Inflation: No change to RPI calculation
There will be no change to the way the retail prices index is calculated, the Office for National Statistics (ONS) has decided.
After a three-month consultation, the ONS has decided not to bring the RPI more into line with the slower rising consumer prices index (CPI).
Instead, a new additional index of inflation - RPIJ - will be created.
However, the RPI will continue to be used for the uprating of private sector pensions and index-linked bonds.
The National Statistician, Jil Matheson, said: "There is significant value to users in maintaining the continuity of the existing RPI's long time series without major change, so that it may continue to be used for long-term indexation and for index-linked gilts and bonds."
However she stressed that RPIJ - which will use a different arithmetical formula to RPI for calculating average prices - would be a much better measure of inflation and would be promoted as such each month, with the old RPI measure being given much less publicity.
The ONS's review was prompted by the fact that the inherent gap between RPI and CPI, which runs at an average of 1.2 percentage points a year, has become increasingly dominated by the so-called "formula effect" - the result of using different methods for calculating the average price of goods and services in the economy.
Any decision to alter the current RPI index, so that it rose more slowly, would have reduced the future pension increases of millions of private sector pensioners and cut the income of investors in index-linked government bonds and savers with index-linked savings certificates.
The ONS decision means that RPIJ will be published each month from March 2013, alongside other indices.
As the new index will use the same formula as the CPI for calculating average prices, RPIJ will usually rise more slowly than the long established RPI.
Ros Altmann, the director general of the financial services company Saga and a former government adviser on pensions policy, hailed the ONS decision as "brilliant".
Joanne Segars, chief executive of the National Association of Pension Funds (NAPF), said: "Pension funds are relieved that RPI has been left intact because rewiring this crucial measure would have created upheaval for both inflation-linked pension fund investments, and the income of current and future pensioners.
"Reworking RPI would have given many pension funds some much-needed breathing space by reducing their liabilities, but it would also have cut the growth in pensions paid to former workers.
"A pensioner with an average RPI-linked final salary pension of £7,600 could have seen a £20,000 fall in their income over a 20-year retirement," she explained.
The Royal Statistical Society warned that devising a new index was not necessarily the best solution.

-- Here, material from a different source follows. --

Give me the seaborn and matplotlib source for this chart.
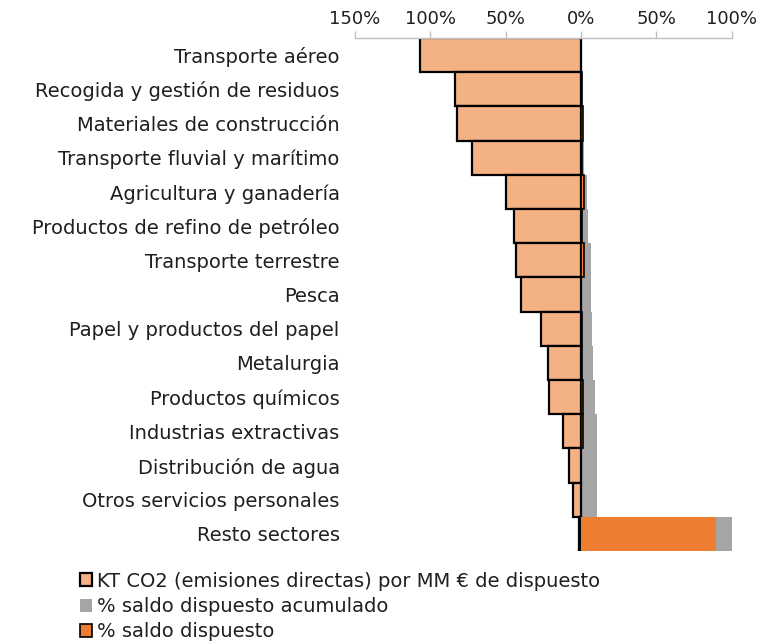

"The formula effect generally, and particularly in the case of clothing, is dependent not just on the choice of index but also on the characteristics of the price movements and levels being measured, sample design, choice of base period and price collection methods," said its spokeswoman Jill Leyland.
"Simply replacing the arithmetic Carli formula with the geometric Jevons formula, as will happen in RPIJ, is not optimal," she added.
The Treasury confirmed it would continue using the RPI measure for calculating the return on both old and new index-linked bonds.
"For gilt investors, future cash flows on existing index-linked gilts will continue to be calculated by reference to RPI," said the Economic Secretary, Sajid Javid.
"The government will continue to issue new index-linked gilts linked to the RPI."
The ONS has already decided to launch another new measure of inflation in March, to be called CPIH.
This will be a version of the current CPI index, but adjusted to measure changes in the cost of buying and owning a home.
The main CPI measure excludes those costs, something which has long been seen as its major flaw.